**What you will do:** In the listing that follows, retype every line from the first through the one containing "import pandas as pd". Pictures are to be left out.

**Data shown:**
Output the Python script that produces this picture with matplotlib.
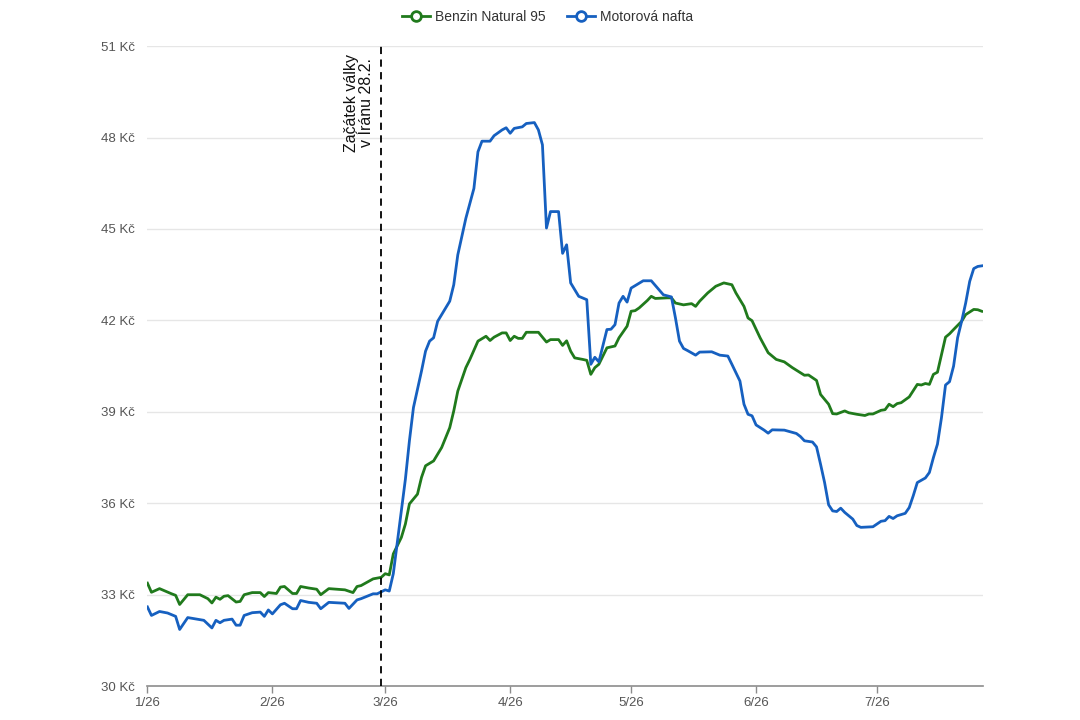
import matplotlib
matplotlib.use("Agg")
import matplotlib.pyplot as plt
import matplotlib.dates as mdates
from matplotlib.lines import Line2D
import pandas as pd

plt.rcParams['font.family'] = ['Liberation Sans', 'DejaVu Sans']

YEAR = "2026"

benzin_dates = [
    "01-01", "01-02", "01-04", "01-07", "01-08", "01-09", "01-11", "01-12", "01-14", "01-16",
    "01-17", "01-18", "01-19", "01-20", "01-21", "01-23", "01-24", "01-25", "01-27", "01-29",
    "01-30", "01-31", "02-02", "02-03", "02-04", "02-06", "02-07", "02-08", "02-10", "02-12",
    "02-13", "02-15", "02-19", "02-21", "02-22", "02-23", "02-26", "02-28", "03-01", "03-02",
    "03-03", "03-05", "03-06", "03-07", "03-09", "03-10", "03-11", "03-13", "03-15", "03-17",
    "03-18", "03-19", "03-21", "03-22", "03-24", "03-26", "03-27", "03-28", "03-30", "03-31",
    "04-01", "04-02", "04-03", "04-04", "04-05", "04-08", "04-10", "04-11", "04-13", "04-14",
    "04-15", "04-16", "04-17", "04-19", "04-20", "04-21", "04-22", "04-23", "04-25", "04-27",
    "04-28", "04-30", "05-01", "05-02", "05-03", "05-05", "05-06", "05-07", "05-10", "05-11",
    "05-12", "05-14", "05-16", "05-17", "05-18", "05-20", "05-22", "05-24", "05-26", "05-27",
    "05-29", "05-30", "05-31", "06-02", "06-04", "06-06", "06-08", "06-10", "06-13", "06-14",
    "06-16", "06-17", "06-19", "06-20", "06-21", "06-23", "06-24", "06-26", "06-28", "06-29",
    "06-30", "07-02", "07-03", "07-04", "07-05", "07-06", "07-07", "07-09", "07-11", "07-12",
    "07-13", "07-14", "07-15", "07-16", "07-18", "07-19", "07-20", "07-22", "07-23", "07-25",
    "07-26", "07-27",
]
benzin_values = [
    33.38, 33.08, 33.20, 33.03, 32.98, 32.68, 33.00, 33.00, 33.00, 32.87,
    32.73, 32.92, 32.85, 32.95, 32.97, 32.76, 32.78, 33.00, 33.07, 33.07,
    32.94, 33.07, 33.04, 33.25, 33.27, 33.04, 33.04, 33.27, 33.22, 33.18,
    33.00, 33.20, 33.16, 33.07, 33.27, 33.30, 33.52, 33.57, 33.69, 33.65,
    34.34, 34.88, 35.32, 35.98, 36.30, 36.85, 37.23, 37.39, 37.83, 38.48,
    39.03, 39.68, 40.45, 40.72, 41.32, 41.48, 41.34, 41.45, 41.59, 41.59,
    41.34, 41.48, 41.41, 41.41, 41.61, 41.61, 41.29, 41.37, 41.37, 41.18,
    41.33, 40.99, 40.77, 40.72, 40.69, 40.23, 40.45, 40.56, 41.10, 41.16,
    41.43, 41.81, 42.30, 42.32, 42.41, 42.65, 42.79, 42.72, 42.74, 42.74,
    42.57, 42.51, 42.55, 42.46, 42.63, 42.90, 43.12, 43.23, 43.17, 42.90,
    42.46, 42.08, 41.99, 41.43, 40.94, 40.72, 40.64, 40.45, 40.20, 40.21,
    40.03, 39.57, 39.25, 38.94, 38.93, 39.03, 38.97, 38.92, 38.88, 38.93,
    38.93, 39.05, 39.07, 39.25, 39.17, 39.27, 39.30, 39.49, 39.90, 39.88,
    39.93, 39.90, 40.23, 40.30, 41.45, 41.56, 41.70, 41.97, 42.19, 42.36,
    42.35, 42.30,
]

nafta_dates = [
    "01-01", "01-02", "01-04", "01-06", "01-08", "01-09", "01-11", "01-14", "01-15", "01-17",
    "01-18", "01-19", "01-20", "01-22", "01-23", "01-24", "01-25", "01-27", "01-29", "01-30",
    "01-31", "02-01", "02-03", "02-04", "02-06", "02-07", "02-08", "02-10", "02-12", "02-13",
    "02-15", "02-19", "02-20", "02-22", "02-23", "02-26", "02-27", "03-01", "03-02", "03-03",
    "03-05", "03-06", "03-07", "03-08", "03-10", "03-11", "03-12", "03-13", "03-14", "03-17",
    "03-18", "03-19", "03-21", "03-22", "03-23", "03-24", "03-25", "03-27", "03-28", "03-30",
    "03-31", "04-01", "04-02", "04-04", "04-05", "04-07", "04-08", "04-09", "04-10", "04-11",
    "04-13", "04-14", "04-15", "04-16", "04-18", "04-20", "04-21", "04-22", "04-23", "04-25",
    "04-26", "04-27", "04-28", "04-29", "04-30", "05-01", "05-02", "05-04", "05-06", "05-09",
    "05-11", "05-12", "05-13", "05-14", "05-15", "05-17", "05-18", "05-21", "05-23", "05-25",
    "05-26", "05-28", "05-29", "05-30", "05-31", "06-01", "06-03", "06-04", "06-05", "06-08",
    "06-11", "06-12", "06-13", "06-15", "06-16", "06-17", "06-18", "06-19", "06-20", "06-21",
    "06-22", "06-23", "06-25", "06-26", "06-27", "06-30", "07-02", "07-03", "07-04", "07-05",
    "07-06", "07-08", "07-09", "07-10", "07-11", "07-13", "07-14", "07-15", "07-16", "07-17",
    "07-18", "07-19", "07-20", "07-21", "07-22", "07-23", "07-24", "07-25", "07-26", "07-27",
]
nafta_values = [
    32.60, 32.32, 32.45, 32.40, 32.29, 31.86, 32.25, 32.18, 32.16, 31.91,
    32.16, 32.08, 32.16, 32.20, 32.00, 32.00, 32.32, 32.41, 32.43, 32.29,
    32.50, 32.37, 32.67, 32.72, 32.54, 32.54, 32.81, 32.75, 32.72, 32.54,
    32.75, 32.72, 32.55, 32.83, 32.87, 33.03, 33.03, 33.16, 33.12, 33.69,
    35.76, 36.79, 38.05, 39.14, 40.34, 40.99, 41.32, 41.43, 41.97, 42.63,
    43.17, 44.15, 45.35, 45.84, 46.33, 47.53, 47.88, 47.88, 48.06, 48.25,
    48.32, 48.14, 48.30, 48.35, 48.46, 48.49, 48.25, 47.76, 45.03, 45.57,
    45.57, 44.20, 44.48, 43.23, 42.79, 42.68, 40.56, 40.79, 40.64, 41.70,
    41.71, 41.86, 42.57, 42.79, 42.60, 43.06, 43.14, 43.30, 43.30, 42.84,
    42.77, 42.08, 41.32, 41.08, 41.01, 40.86, 40.96, 40.97, 40.86, 40.83,
    40.56, 40.01, 39.25, 38.92, 38.87, 38.57, 38.40, 38.30, 38.41, 38.40,
    38.29, 38.19, 38.05, 38.01, 37.85, 37.28, 36.68, 35.95, 35.75, 35.73,
    35.84, 35.70, 35.48, 35.27, 35.21, 35.23, 35.41, 35.43, 35.57, 35.50,
    35.59, 35.67, 35.86, 36.25, 36.68, 36.83, 37.01, 37.50, 37.94, 38.81,
    39.88, 39.99, 40.50, 41.43, 41.97, 42.57, 43.28, 43.70, 43.77, 43.79,
]

series_names = ["Benzin Natural 95", "Motorová nafta"]
series_colors = ["#207a1c", "#1660c0"]

y_ticks = [30, 33, 36, 39, 42, 45, 48, 51]
y_tick_labels = [f"{v} Kč" for v in y_ticks]
x_tick_dates = ["01-01", "02-01", "03-01", "04-01", "05-01", "06-01", "07-01"]
x_tick_labels = ["1/26", "2/26", "3/26", "4/26", "5/26", "6/26", "7/26"]
event_date = "02-28"
event_label = "Začátek války\nv Íránu 28.2."


def to_dt(lst):
    return pd.to_datetime([f"{YEAR}-{d}" for d in lst])


fig = plt.figure(figsize=(10.8, 7.2), dpi=100)
ax = fig.add_axes([0.1365, 0.047, 0.7735, 0.889])

ax.plot(to_dt(benzin_dates), benzin_values, color=series_colors[0], lw=2.0,
        solid_joinstyle='round', zorder=3)
ax.plot(to_dt(nafta_dates), nafta_values, color=series_colors[1], lw=2.0,
        solid_joinstyle='round', zorder=3)

ax.set_ylim(30, 51)
ax.set_xlim(to_dt(["01-01"])[0], to_dt(["07-27"])[0] + pd.Timedelta(hours=6))

ax.set_yticks(y_ticks)
ax.set_yticklabels(y_tick_labels)
ax.set_xticks(to_dt(x_tick_dates))
ax.set_xticklabels(x_tick_labels)

for v in y_ticks[1:]:
    ax.axhline(v, color="#e6e6e6", lw=1.0, zorder=1)

for s in ["top", "right", "left"]:
    ax.spines[s].set_visible(False)
ax.spines["bottom"].set_color("#8c8c8c")
ax.spines["bottom"].set_linewidth(1.2)
ax.tick_params(axis="y", length=0, pad=9, labelsize=9.5, labelcolor="#555555")
ax.tick_params(axis="x", length=5, width=1, color="#8c8c8c", pad=3,
               labelsize=9.5, labelcolor="#555555")

ev = to_dt([event_date])[0]
ax.plot([ev, ev], [30, 51], color="black", lw=1.3, ls=(0, (4, 3)), zorder=4,
        clip_on=False)
ax.annotate(event_label, xy=(ev, 50.75), xytext=(-5, 0), textcoords="offset points",
            rotation=90, ha="right", va="top", multialignment="center",
            fontsize=11.5, color="#111111", linespacing=1.05)

handles = [
    Line2D([0], [0], color=series_colors[i], lw=2, marker="o", markersize=7,
           markerfacecolor="white", markeredgewidth=2)
    for i in range(2)
]
fig.legend(handles, series_names, loc="center", bbox_to_anchor=(0.507, 0.977),
           ncol=2, frameon=False, fontsize=10, handlelength=2.0, handletextpad=0.4,
           columnspacing=1.5, labelcolor="#333333")

fig.savefig("out.png", dpi=100)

**Answer to this problem:**
Output the Python script that produces this picture with matplotlib.
import matplotlib
matplotlib.use("Agg")
import matplotlib.pyplot as plt
import matplotlib.dates as mdates
from matplotlib.lines import Line2D
import pandas as pd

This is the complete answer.